# Data block
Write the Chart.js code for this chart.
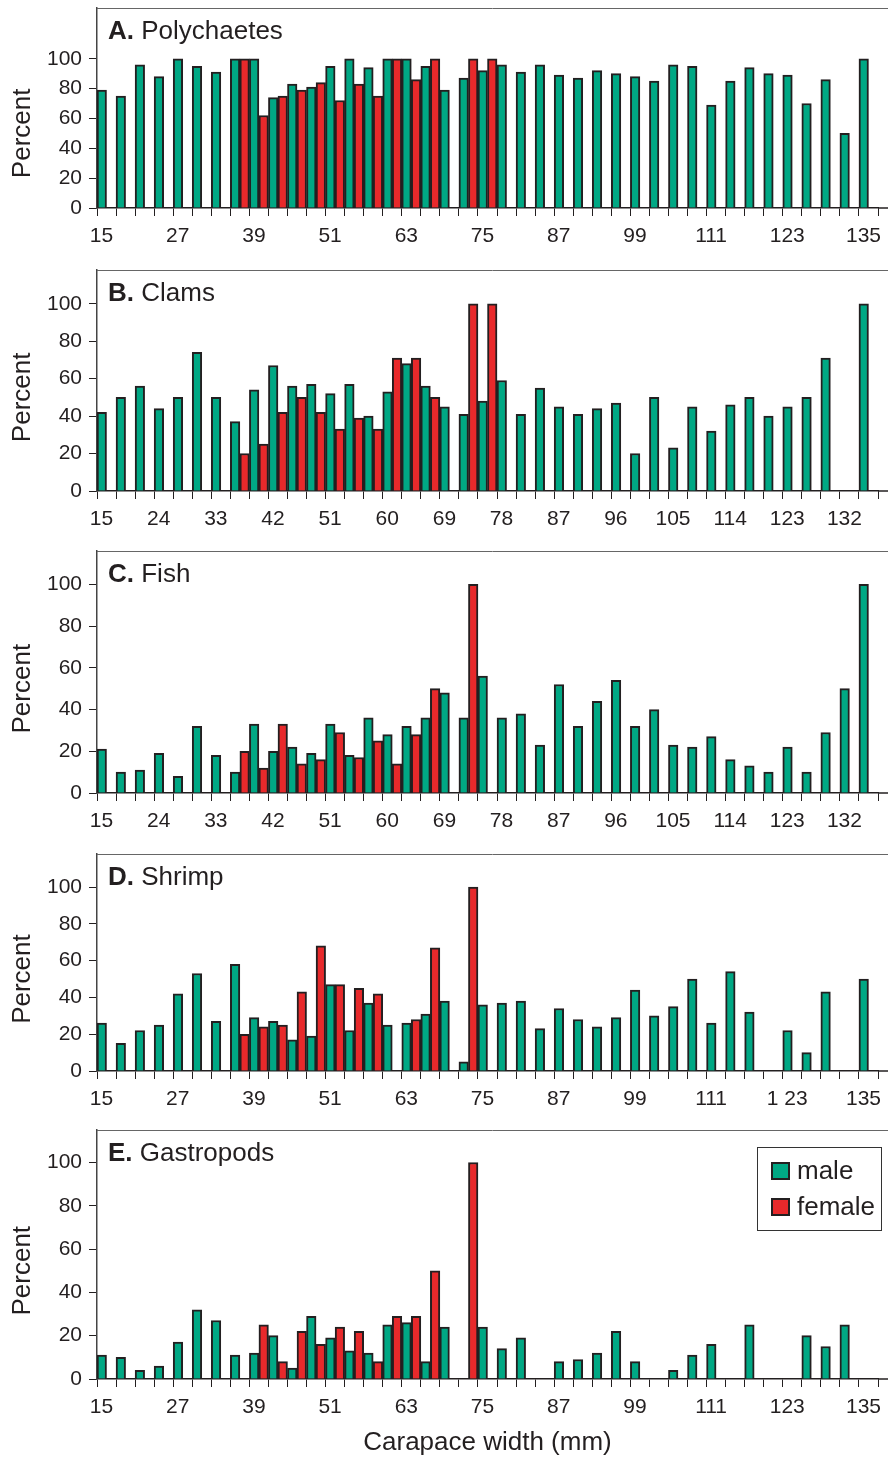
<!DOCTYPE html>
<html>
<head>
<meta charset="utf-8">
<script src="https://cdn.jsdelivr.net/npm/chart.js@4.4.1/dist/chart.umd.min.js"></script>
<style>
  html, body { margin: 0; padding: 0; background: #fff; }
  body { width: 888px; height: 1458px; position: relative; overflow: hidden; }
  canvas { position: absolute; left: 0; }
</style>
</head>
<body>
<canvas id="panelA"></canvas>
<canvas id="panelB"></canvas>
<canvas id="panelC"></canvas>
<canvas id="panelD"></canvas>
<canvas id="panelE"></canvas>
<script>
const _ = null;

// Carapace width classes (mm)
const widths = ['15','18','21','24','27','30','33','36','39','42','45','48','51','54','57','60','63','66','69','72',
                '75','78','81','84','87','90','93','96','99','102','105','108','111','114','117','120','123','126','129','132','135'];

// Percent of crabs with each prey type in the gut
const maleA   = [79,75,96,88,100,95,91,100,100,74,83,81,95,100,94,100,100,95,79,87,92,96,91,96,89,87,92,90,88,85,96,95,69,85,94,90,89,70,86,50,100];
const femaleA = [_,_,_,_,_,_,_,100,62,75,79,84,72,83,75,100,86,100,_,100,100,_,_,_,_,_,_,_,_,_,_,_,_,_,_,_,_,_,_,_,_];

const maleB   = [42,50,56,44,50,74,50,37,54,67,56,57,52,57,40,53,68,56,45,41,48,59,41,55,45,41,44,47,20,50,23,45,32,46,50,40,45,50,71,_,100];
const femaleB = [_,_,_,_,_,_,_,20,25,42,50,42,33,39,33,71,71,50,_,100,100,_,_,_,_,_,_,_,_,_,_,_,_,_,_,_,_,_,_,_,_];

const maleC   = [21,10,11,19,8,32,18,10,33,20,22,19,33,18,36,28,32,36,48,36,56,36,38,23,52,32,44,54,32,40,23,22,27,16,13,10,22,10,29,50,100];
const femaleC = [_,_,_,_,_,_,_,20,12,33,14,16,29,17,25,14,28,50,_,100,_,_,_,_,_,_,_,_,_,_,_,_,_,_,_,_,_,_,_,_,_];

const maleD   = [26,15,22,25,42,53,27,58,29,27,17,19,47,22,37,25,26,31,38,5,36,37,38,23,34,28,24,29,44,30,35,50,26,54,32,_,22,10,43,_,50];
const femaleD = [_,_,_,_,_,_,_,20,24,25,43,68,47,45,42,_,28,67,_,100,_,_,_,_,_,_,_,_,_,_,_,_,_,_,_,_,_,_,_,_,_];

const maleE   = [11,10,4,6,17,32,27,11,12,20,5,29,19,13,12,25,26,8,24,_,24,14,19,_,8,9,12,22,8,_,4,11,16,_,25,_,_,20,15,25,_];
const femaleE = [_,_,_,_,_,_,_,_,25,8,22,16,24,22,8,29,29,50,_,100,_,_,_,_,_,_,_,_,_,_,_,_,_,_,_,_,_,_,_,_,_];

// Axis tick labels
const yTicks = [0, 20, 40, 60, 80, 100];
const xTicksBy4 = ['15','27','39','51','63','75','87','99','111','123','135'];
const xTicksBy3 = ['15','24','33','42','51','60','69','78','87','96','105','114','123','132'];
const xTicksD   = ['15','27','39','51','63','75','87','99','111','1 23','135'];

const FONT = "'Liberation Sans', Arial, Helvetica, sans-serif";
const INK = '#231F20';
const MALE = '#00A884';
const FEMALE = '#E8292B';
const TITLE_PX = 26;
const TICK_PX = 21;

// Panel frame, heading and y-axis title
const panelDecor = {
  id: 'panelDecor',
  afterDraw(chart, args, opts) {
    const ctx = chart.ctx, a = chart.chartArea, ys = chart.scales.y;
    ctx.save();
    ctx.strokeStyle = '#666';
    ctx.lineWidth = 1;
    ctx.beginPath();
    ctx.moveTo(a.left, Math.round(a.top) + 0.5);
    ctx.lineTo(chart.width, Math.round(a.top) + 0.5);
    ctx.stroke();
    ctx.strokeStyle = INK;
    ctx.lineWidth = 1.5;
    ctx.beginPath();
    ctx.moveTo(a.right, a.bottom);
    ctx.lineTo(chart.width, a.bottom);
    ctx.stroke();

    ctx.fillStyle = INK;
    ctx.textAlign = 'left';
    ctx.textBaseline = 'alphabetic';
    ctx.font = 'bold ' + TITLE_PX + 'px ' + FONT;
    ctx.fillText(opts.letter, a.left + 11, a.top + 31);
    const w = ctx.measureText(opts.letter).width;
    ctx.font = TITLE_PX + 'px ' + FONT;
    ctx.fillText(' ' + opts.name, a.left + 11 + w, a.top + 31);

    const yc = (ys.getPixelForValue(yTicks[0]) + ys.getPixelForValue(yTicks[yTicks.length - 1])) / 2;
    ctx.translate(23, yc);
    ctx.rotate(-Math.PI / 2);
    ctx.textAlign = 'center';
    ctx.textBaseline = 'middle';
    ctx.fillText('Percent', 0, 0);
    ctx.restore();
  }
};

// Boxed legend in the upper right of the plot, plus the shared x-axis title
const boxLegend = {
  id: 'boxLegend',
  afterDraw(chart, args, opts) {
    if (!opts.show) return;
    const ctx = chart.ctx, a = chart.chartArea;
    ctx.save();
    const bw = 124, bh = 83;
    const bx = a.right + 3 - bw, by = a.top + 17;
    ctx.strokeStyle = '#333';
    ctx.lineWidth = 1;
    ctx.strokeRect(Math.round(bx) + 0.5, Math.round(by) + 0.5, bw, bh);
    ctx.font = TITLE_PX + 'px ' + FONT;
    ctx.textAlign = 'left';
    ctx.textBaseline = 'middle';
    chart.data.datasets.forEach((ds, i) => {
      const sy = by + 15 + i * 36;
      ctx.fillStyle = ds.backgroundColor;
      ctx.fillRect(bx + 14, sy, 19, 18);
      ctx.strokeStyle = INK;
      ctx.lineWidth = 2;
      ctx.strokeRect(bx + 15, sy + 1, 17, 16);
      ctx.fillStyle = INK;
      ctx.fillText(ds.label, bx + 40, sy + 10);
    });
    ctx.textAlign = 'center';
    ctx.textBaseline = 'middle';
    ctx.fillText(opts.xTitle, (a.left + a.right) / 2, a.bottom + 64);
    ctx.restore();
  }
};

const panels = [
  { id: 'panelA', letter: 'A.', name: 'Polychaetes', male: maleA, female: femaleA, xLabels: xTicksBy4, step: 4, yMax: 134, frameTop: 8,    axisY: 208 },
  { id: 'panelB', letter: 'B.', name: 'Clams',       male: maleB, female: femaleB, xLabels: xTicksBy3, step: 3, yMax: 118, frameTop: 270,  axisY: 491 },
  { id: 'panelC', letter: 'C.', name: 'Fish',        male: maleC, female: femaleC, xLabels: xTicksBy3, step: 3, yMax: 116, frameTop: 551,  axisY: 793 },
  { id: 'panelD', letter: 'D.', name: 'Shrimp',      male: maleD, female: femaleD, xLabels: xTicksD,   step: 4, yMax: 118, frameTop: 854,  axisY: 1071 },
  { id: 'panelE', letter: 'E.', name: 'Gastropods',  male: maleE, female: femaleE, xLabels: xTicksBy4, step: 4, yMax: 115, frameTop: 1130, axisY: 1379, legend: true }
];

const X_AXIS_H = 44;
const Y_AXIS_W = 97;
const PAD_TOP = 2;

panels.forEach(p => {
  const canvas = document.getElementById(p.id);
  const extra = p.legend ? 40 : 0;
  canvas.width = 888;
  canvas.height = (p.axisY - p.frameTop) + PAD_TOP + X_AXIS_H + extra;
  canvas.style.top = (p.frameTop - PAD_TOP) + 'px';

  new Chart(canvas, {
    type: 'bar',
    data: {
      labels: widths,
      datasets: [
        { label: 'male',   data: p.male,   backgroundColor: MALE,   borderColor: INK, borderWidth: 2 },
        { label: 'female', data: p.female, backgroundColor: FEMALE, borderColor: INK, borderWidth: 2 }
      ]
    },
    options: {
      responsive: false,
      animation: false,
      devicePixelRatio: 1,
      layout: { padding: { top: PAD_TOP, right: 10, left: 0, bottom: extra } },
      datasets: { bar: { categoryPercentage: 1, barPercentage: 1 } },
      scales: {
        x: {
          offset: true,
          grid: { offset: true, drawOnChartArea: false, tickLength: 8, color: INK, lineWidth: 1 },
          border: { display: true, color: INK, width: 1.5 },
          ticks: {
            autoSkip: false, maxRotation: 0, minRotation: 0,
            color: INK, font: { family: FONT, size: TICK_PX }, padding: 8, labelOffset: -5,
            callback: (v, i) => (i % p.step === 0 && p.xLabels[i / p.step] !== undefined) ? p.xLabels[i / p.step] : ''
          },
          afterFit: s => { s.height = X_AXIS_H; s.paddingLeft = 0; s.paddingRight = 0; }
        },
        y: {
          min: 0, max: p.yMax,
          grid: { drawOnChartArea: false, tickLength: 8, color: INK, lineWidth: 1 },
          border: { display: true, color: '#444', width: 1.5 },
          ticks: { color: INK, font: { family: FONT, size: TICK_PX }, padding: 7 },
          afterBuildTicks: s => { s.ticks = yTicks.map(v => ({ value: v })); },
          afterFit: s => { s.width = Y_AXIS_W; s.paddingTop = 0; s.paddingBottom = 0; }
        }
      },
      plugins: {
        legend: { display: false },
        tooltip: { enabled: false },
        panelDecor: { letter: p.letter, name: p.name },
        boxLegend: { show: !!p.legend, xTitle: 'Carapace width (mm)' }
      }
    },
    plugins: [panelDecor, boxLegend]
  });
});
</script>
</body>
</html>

# Requirements
From the first line of the listing above, repeat every line through the one holding "const _ = null;". Both ends count, and pictures stay out.

# Exercise answer
Write the Chart.js code for this chart.
<!DOCTYPE html>
<html>
<head>
<meta charset="utf-8">
<script src="https://cdn.jsdelivr.net/npm/chart.js@4.4.1/dist/chart.umd.min.js"></script>
<style>
  html, body { margin: 0; padding: 0; background: #fff; }
  body { width: 888px; height: 1458px; position: relative; overflow: hidden; }
  canvas { position: absolute; left: 0; }
</style>
</head>
<body>
<canvas id="panelA"></canvas>
<canvas id="panelB"></canvas>
<canvas id="panelC"></canvas>
<canvas id="panelD"></canvas>
<canvas id="panelE"></canvas>
<script>
const _ = null;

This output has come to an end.